Charts and diagrams as code:

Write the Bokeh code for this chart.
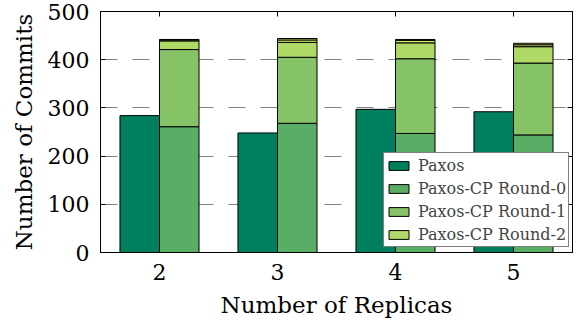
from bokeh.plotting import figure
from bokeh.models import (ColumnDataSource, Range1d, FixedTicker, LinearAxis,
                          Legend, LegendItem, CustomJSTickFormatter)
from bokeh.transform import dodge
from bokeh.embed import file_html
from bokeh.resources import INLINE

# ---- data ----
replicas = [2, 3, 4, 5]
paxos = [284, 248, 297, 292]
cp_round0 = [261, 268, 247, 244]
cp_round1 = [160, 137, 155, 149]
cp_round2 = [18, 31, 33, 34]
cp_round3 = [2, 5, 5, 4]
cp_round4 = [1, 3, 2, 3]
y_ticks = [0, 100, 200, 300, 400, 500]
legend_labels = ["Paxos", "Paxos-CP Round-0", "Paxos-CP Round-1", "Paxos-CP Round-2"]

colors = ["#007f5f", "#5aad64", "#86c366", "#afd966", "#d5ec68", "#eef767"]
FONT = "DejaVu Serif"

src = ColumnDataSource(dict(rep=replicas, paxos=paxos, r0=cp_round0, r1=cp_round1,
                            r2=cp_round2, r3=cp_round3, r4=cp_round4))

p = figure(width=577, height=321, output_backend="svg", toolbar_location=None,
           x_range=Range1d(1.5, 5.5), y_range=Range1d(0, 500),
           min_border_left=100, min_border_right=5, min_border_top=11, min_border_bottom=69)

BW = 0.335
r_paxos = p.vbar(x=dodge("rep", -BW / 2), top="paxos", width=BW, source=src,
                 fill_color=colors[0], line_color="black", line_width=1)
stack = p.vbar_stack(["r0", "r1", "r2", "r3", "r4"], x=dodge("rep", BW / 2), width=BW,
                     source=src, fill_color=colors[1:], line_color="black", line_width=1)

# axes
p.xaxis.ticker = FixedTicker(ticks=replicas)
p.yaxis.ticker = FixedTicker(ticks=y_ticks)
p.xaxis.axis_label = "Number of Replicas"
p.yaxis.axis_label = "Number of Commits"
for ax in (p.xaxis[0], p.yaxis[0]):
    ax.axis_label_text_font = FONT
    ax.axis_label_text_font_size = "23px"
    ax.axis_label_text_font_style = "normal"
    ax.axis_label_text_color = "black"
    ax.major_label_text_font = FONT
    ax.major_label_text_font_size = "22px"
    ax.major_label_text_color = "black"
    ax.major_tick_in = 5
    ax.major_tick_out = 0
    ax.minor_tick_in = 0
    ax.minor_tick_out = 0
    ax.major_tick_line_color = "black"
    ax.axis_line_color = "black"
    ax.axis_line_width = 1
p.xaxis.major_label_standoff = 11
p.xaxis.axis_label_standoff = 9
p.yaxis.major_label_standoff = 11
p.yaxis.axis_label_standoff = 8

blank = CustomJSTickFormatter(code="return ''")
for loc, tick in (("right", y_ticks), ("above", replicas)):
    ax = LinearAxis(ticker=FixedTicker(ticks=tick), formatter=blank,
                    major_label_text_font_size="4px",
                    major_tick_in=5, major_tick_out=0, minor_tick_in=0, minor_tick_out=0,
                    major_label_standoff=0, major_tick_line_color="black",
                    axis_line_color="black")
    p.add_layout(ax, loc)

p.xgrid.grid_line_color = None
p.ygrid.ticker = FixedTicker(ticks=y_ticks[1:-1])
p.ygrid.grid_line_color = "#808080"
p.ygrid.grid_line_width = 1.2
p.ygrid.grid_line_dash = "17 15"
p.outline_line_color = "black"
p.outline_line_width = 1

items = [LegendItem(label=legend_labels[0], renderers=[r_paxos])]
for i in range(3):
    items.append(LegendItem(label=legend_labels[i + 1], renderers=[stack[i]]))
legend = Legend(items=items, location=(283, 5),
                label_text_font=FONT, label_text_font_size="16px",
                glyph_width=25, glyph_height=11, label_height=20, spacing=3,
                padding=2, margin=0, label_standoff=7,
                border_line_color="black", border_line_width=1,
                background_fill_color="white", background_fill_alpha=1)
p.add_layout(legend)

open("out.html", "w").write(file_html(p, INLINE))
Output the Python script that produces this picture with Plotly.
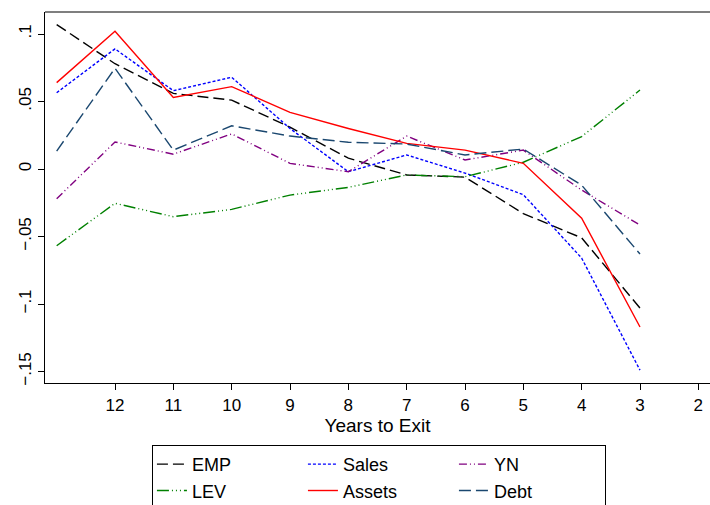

> _Stated problem_:
Using the material above, retype each entry exactly and omit the pictures.

> _Response to the task_:
Write the Bokeh code for this chart.
from bokeh.plotting import figure
from bokeh.models import (ColumnDataSource, Range1d, FixedTicker, LinearAxis,
                          Legend, LegendItem, CustomJSTickFormatter)
from bokeh.transform import dodge
from bokeh.embed import file_html
from bokeh.resources import INLINE

# ---- data ----
replicas = [2, 3, 4, 5]
paxos = [284, 248, 297, 292]
cp_round0 = [261, 268, 247, 244]
cp_round1 = [160, 137, 155, 149]
cp_round2 = [18, 31, 33, 34]
cp_round3 = [2, 5, 5, 4]
cp_round4 = [1, 3, 2, 3]
y_ticks = [0, 100, 200, 300, 400, 500]
legend_labels = ["Paxos", "Paxos-CP Round-0", "Paxos-CP Round-1", "Paxos-CP Round-2"]

colors = ["#007f5f", "#5aad64", "#86c366", "#afd966", "#d5ec68", "#eef767"]
FONT = "DejaVu Serif"

src = ColumnDataSource(dict(rep=replicas, paxos=paxos, r0=cp_round0, r1=cp_round1,
                            r2=cp_round2, r3=cp_round3, r4=cp_round4))

p = figure(width=577, height=321, output_backend="svg", toolbar_location=None,
           x_range=Range1d(1.5, 5.5), y_range=Range1d(0, 500),
           min_border_left=100, min_border_right=5, min_border_top=11, min_border_bottom=69)

BW = 0.335
r_paxos = p.vbar(x=dodge("rep", -BW / 2), top="paxos", width=BW, source=src,
                 fill_color=colors[0], line_color="black", line_width=1)
stack = p.vbar_stack(["r0", "r1", "r2", "r3", "r4"], x=dodge("rep", BW / 2), width=BW,
                     source=src, fill_color=colors[1:], line_color="black", line_width=1)

# axes
p.xaxis.ticker = FixedTicker(ticks=replicas)
p.yaxis.ticker = FixedTicker(ticks=y_ticks)
p.xaxis.axis_label = "Number of Replicas"
p.yaxis.axis_label = "Number of Commits"
for ax in (p.xaxis[0], p.yaxis[0]):
    ax.axis_label_text_font = FONT
    ax.axis_label_text_font_size = "23px"
    ax.axis_label_text_font_style = "normal"
    ax.axis_label_text_color = "black"
    ax.major_label_text_font = FONT
    ax.major_label_text_font_size = "22px"
    ax.major_label_text_color = "black"
    ax.major_tick_in = 5
    ax.major_tick_out = 0
    ax.minor_tick_in = 0
    ax.minor_tick_out = 0
    ax.major_tick_line_color = "black"
    ax.axis_line_color = "black"
    ax.axis_line_width = 1
p.xaxis.major_label_standoff = 11
p.xaxis.axis_label_standoff = 9
p.yaxis.major_label_standoff = 11
p.yaxis.axis_label_standoff = 8

blank = CustomJSTickFormatter(code="return ''")
for loc, tick in (("right", y_ticks), ("above", replicas)):
    ax = LinearAxis(ticker=FixedTicker(ticks=tick), formatter=blank,
                    major_label_text_font_size="4px",
                    major_tick_in=5, major_tick_out=0, minor_tick_in=0, minor_tick_out=0,
                    major_label_standoff=0, major_tick_line_color="black",
                    axis_line_color="black")
    p.add_layout(ax, loc)

p.xgrid.grid_line_color = None
p.ygrid.ticker = FixedTicker(ticks=y_ticks[1:-1])
p.ygrid.grid_line_color = "#808080"
p.ygrid.grid_line_width = 1.2
p.ygrid.grid_line_dash = "17 15"
p.outline_line_color = "black"
p.outline_line_width = 1

items = [LegendItem(label=legend_labels[0], renderers=[r_paxos])]
for i in range(3):
    items.append(LegendItem(label=legend_labels[i + 1], renderers=[stack[i]]))
legend = Legend(items=items, location=(283, 5),
                label_text_font=FONT, label_text_font_size="16px",
                glyph_width=25, glyph_height=11, label_height=20, spacing=3,
                padding=2, margin=0, label_standoff=7,
                border_line_color="black", border_line_width=1,
                background_fill_color="white", background_fill_alpha=1)
p.add_layout(legend)

open("out.html", "w").write(file_html(p, INLINE))
Output the Python script that produces this picture with Plotly.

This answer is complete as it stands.